**Task statement**
In full and without alteration, repeat the material.

**Material**
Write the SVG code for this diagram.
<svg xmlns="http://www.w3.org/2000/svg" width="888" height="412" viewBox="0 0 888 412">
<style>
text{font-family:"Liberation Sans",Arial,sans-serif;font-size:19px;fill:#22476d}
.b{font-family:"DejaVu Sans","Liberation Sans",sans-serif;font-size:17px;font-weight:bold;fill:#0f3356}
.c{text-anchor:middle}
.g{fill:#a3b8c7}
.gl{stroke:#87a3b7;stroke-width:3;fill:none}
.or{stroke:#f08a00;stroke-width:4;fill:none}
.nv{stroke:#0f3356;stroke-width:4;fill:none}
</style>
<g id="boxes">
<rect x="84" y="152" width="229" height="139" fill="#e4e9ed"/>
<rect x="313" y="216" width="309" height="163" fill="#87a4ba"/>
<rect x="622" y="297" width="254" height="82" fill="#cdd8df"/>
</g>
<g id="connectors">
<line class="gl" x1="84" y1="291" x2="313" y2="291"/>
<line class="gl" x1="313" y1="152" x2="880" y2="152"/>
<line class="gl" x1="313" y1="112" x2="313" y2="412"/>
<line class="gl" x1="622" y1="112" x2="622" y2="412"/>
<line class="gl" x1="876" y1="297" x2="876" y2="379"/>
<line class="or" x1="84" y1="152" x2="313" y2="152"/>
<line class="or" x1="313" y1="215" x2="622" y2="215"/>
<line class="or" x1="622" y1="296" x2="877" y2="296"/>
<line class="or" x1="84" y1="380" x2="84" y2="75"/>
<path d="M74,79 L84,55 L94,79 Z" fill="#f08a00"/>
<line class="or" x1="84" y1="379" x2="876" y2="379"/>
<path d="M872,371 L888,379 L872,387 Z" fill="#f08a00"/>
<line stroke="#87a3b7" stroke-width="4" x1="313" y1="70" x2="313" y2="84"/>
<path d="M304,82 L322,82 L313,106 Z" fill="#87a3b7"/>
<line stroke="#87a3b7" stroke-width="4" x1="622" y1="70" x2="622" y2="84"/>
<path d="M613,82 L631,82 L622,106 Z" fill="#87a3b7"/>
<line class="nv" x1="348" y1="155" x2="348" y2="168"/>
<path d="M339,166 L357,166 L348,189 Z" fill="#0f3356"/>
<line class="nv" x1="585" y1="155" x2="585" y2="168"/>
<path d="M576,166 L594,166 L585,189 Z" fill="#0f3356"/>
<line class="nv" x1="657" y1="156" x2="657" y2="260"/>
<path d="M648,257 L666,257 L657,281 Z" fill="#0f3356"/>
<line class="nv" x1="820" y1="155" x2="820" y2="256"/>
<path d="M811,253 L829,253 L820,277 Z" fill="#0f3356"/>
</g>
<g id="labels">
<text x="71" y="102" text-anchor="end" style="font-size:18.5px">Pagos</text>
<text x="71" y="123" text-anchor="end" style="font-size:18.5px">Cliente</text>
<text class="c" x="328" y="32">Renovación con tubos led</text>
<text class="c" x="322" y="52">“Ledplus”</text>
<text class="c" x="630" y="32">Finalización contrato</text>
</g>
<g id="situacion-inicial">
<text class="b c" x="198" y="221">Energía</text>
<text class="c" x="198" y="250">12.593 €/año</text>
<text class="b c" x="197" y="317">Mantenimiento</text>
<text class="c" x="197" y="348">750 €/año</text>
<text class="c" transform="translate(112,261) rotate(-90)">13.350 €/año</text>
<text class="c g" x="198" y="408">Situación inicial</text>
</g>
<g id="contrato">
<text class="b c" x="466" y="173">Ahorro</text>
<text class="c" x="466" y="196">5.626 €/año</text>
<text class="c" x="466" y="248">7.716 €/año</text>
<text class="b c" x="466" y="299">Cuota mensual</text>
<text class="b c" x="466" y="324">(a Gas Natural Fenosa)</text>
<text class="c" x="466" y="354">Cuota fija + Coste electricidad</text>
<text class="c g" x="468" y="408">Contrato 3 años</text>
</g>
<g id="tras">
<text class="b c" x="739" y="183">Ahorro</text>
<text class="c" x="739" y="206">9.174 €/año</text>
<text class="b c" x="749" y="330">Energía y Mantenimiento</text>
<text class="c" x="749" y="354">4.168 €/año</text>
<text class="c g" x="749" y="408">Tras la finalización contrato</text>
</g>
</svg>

**Output of the task**
Write the SVG code for this diagram.
<svg xmlns="http://www.w3.org/2000/svg" width="888" height="412" viewBox="0 0 888 412">
<style>
text{font-family:"Liberation Sans",Arial,sans-serif;font-size:19px;fill:#22476d}
.b{font-family:"DejaVu Sans","Liberation Sans",sans-serif;font-size:17px;font-weight:bold;fill:#0f3356}
.c{text-anchor:middle}
.g{fill:#a3b8c7}
.gl{stroke:#87a3b7;stroke-width:3;fill:none}
.or{stroke:#f08a00;stroke-width:4;fill:none}
.nv{stroke:#0f3356;stroke-width:4;fill:none}
</style>
<g id="boxes">
<rect x="84" y="152" width="229" height="139" fill="#e4e9ed"/>
<rect x="313" y="216" width="309" height="163" fill="#87a4ba"/>
<rect x="622" y="297" width="254" height="82" fill="#cdd8df"/>
</g>
<g id="connectors">
<line class="gl" x1="84" y1="291" x2="313" y2="291"/>
<line class="gl" x1="313" y1="152" x2="880" y2="152"/>
<line class="gl" x1="313" y1="112" x2="313" y2="412"/>
<line class="gl" x1="622" y1="112" x2="622" y2="412"/>
<line class="gl" x1="876" y1="297" x2="876" y2="379"/>
<line class="or" x1="84" y1="152" x2="313" y2="152"/>
<line class="or" x1="313" y1="215" x2="622" y2="215"/>
<line class="or" x1="622" y1="296" x2="877" y2="296"/>
<line class="or" x1="84" y1="380" x2="84" y2="75"/>
<path d="M74,79 L84,55 L94,79 Z" fill="#f08a00"/>
<line class="or" x1="84" y1="379" x2="876" y2="379"/>
<path d="M872,371 L888,379 L872,387 Z" fill="#f08a00"/>
<line stroke="#87a3b7" stroke-width="4" x1="313" y1="70" x2="313" y2="84"/>
<path d="M304,82 L322,82 L313,106 Z" fill="#87a3b7"/>
<line stroke="#87a3b7" stroke-width="4" x1="622" y1="70" x2="622" y2="84"/>
<path d="M613,82 L631,82 L622,106 Z" fill="#87a3b7"/>
<line class="nv" x1="348" y1="155" x2="348" y2="168"/>
<path d="M339,166 L357,166 L348,189 Z" fill="#0f3356"/>
<line class="nv" x1="585" y1="155" x2="585" y2="168"/>
<path d="M576,166 L594,166 L585,189 Z" fill="#0f3356"/>
<line class="nv" x1="657" y1="156" x2="657" y2="260"/>
<path d="M648,257 L666,257 L657,281 Z" fill="#0f3356"/>
<line class="nv" x1="820" y1="155" x2="820" y2="256"/>
<path d="M811,253 L829,253 L820,277 Z" fill="#0f3356"/>
</g>
<g id="labels">
<text x="71" y="102" text-anchor="end" style="font-size:18.5px">Pagos</text>
<text x="71" y="123" text-anchor="end" style="font-size:18.5px">Cliente</text>
<text class="c" x="328" y="32">Renovación con tubos led</text>
<text class="c" x="322" y="52">“Ledplus”</text>
<text class="c" x="630" y="32">Finalización contrato</text>
</g>
<g id="situacion-inicial">
<text class="b c" x="198" y="221">Energía</text>
<text class="c" x="198" y="250">12.593 €/año</text>
<text class="b c" x="197" y="317">Mantenimiento</text>
<text class="c" x="197" y="348">750 €/año</text>
<text class="c" transform="translate(112,261) rotate(-90)">13.350 €/año</text>
<text class="c g" x="198" y="408">Situación inicial</text>
</g>
<g id="contrato">
<text class="b c" x="466" y="173">Ahorro</text>
<text class="c" x="466" y="196">5.626 €/año</text>
<text class="c" x="466" y="248">7.716 €/año</text>
<text class="b c" x="466" y="299">Cuota mensual</text>
<text class="b c" x="466" y="324">(a Gas Natural Fenosa)</text>
<text class="c" x="466" y="354">Cuota fija + Coste electricidad</text>
<text class="c g" x="468" y="408">Contrato 3 años</text>
</g>
<g id="tras">
<text class="b c" x="739" y="183">Ahorro</text>
<text class="c" x="739" y="206">9.174 €/año</text>
<text class="b c" x="749" y="330">Energía y Mantenimiento</text>
<text class="c" x="749" y="354">4.168 €/año</text>
<text class="c g" x="749" y="408">Tras la finalización contrato</text>
</g>
</svg>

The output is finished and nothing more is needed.